**GIVEN TASK**
Copy every line of the data exactly, leaving nothing out.

=-=-=

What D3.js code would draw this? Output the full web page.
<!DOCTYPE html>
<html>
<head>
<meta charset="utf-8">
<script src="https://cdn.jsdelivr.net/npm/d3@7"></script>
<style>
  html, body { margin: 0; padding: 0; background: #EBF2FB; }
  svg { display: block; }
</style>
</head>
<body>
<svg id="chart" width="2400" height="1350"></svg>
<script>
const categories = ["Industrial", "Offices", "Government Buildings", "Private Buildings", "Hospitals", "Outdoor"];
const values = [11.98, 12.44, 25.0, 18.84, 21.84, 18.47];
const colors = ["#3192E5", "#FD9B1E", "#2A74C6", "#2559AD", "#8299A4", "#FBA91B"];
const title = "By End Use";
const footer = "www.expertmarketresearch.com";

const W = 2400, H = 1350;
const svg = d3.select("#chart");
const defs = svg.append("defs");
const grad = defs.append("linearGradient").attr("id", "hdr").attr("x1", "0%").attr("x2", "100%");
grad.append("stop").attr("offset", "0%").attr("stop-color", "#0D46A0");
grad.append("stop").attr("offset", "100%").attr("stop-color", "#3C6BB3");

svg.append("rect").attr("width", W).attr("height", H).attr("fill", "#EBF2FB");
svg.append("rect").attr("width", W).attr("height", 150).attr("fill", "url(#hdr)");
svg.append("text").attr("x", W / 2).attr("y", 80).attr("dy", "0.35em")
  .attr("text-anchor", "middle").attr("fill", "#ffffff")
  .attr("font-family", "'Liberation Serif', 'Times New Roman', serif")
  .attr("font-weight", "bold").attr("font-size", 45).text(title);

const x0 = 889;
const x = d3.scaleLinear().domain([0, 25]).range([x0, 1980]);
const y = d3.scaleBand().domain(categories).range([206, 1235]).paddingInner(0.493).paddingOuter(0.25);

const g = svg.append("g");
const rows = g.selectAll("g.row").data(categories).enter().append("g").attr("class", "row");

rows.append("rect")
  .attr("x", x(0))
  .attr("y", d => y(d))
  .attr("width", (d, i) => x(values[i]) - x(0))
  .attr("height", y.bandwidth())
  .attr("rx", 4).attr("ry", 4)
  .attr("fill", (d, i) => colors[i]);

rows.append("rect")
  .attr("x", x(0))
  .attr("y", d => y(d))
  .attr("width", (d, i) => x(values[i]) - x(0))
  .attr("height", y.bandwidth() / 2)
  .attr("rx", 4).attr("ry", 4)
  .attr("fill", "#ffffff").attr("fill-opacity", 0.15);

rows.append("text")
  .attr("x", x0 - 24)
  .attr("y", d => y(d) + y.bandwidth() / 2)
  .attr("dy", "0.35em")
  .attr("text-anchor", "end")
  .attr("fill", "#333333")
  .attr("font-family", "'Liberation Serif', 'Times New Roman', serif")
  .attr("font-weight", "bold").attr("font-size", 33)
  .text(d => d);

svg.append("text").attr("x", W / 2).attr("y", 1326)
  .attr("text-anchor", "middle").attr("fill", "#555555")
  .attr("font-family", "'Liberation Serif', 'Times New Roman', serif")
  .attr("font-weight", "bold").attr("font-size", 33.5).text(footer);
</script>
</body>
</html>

=-=-=

**RESPONSE FOR THIS EXERCISE**
What D3.js code would draw this? Output the full web page.
<!DOCTYPE html>
<html>
<head>
<meta charset="utf-8">
<script src="https://cdn.jsdelivr.net/npm/d3@7"></script>
<style>
  html, body { margin: 0; padding: 0; background: #EBF2FB; }
  svg { display: block; }
</style>
</head>
<body>
<svg id="chart" width="2400" height="1350"></svg>
<script>
const categories = ["Industrial", "Offices", "Government Buildings", "Private Buildings", "Hospitals", "Outdoor"];
const values = [11.98, 12.44, 25.0, 18.84, 21.84, 18.47];
const colors = ["#3192E5", "#FD9B1E", "#2A74C6", "#2559AD", "#8299A4", "#FBA91B"];
const title = "By End Use";
const footer = "www.expertmarketresearch.com";

const W = 2400, H = 1350;
const svg = d3.select("#chart");
const defs = svg.append("defs");
const grad = defs.append("linearGradient").attr("id", "hdr").attr("x1", "0%").attr("x2", "100%");
grad.append("stop").attr("offset", "0%").attr("stop-color", "#0D46A0");
grad.append("stop").attr("offset", "100%").attr("stop-color", "#3C6BB3");

svg.append("rect").attr("width", W).attr("height", H).attr("fill", "#EBF2FB");
svg.append("rect").attr("width", W).attr("height", 150).attr("fill", "url(#hdr)");
svg.append("text").attr("x", W / 2).attr("y", 80).attr("dy", "0.35em")
  .attr("text-anchor", "middle").attr("fill", "#ffffff")
  .attr("font-family", "'Liberation Serif', 'Times New Roman', serif")
  .attr("font-weight", "bold").attr("font-size", 45).text(title);

const x0 = 889;
const x = d3.scaleLinear().domain([0, 25]).range([x0, 1980]);
const y = d3.scaleBand().domain(categories).range([206, 1235]).paddingInner(0.493).paddingOuter(0.25);

const g = svg.append("g");
const rows = g.selectAll("g.row").data(categories).enter().append("g").attr("class", "row");

rows.append("rect")
  .attr("x", x(0))
  .attr("y", d => y(d))
  .attr("width", (d, i) => x(values[i]) - x(0))
  .attr("height", y.bandwidth())
  .attr("rx", 4).attr("ry", 4)
  .attr("fill", (d, i) => colors[i]);

rows.append("rect")
  .attr("x", x(0))
  .attr("y", d => y(d))
  .attr("width", (d, i) => x(values[i]) - x(0))
  .attr("height", y.bandwidth() / 2)
  .attr("rx", 4).attr("ry", 4)
  .attr("fill", "#ffffff").attr("fill-opacity", 0.15);

rows.append("text")
  .attr("x", x0 - 24)
  .attr("y", d => y(d) + y.bandwidth() / 2)
  .attr("dy", "0.35em")
  .attr("text-anchor", "end")
  .attr("fill", "#333333")
  .attr("font-family", "'Liberation Serif', 'Times New Roman', serif")
  .attr("font-weight", "bold").attr("font-size", 33)
  .text(d => d);

svg.append("text").attr("x", W / 2).attr("y", 1326)
  .attr("text-anchor", "middle").attr("fill", "#555555")
  .attr("font-family", "'Liberation Serif', 'Times New Roman', serif")
  .attr("font-weight", "bold").attr("font-size", 33.5).text(footer);
</script>
</body>
</html>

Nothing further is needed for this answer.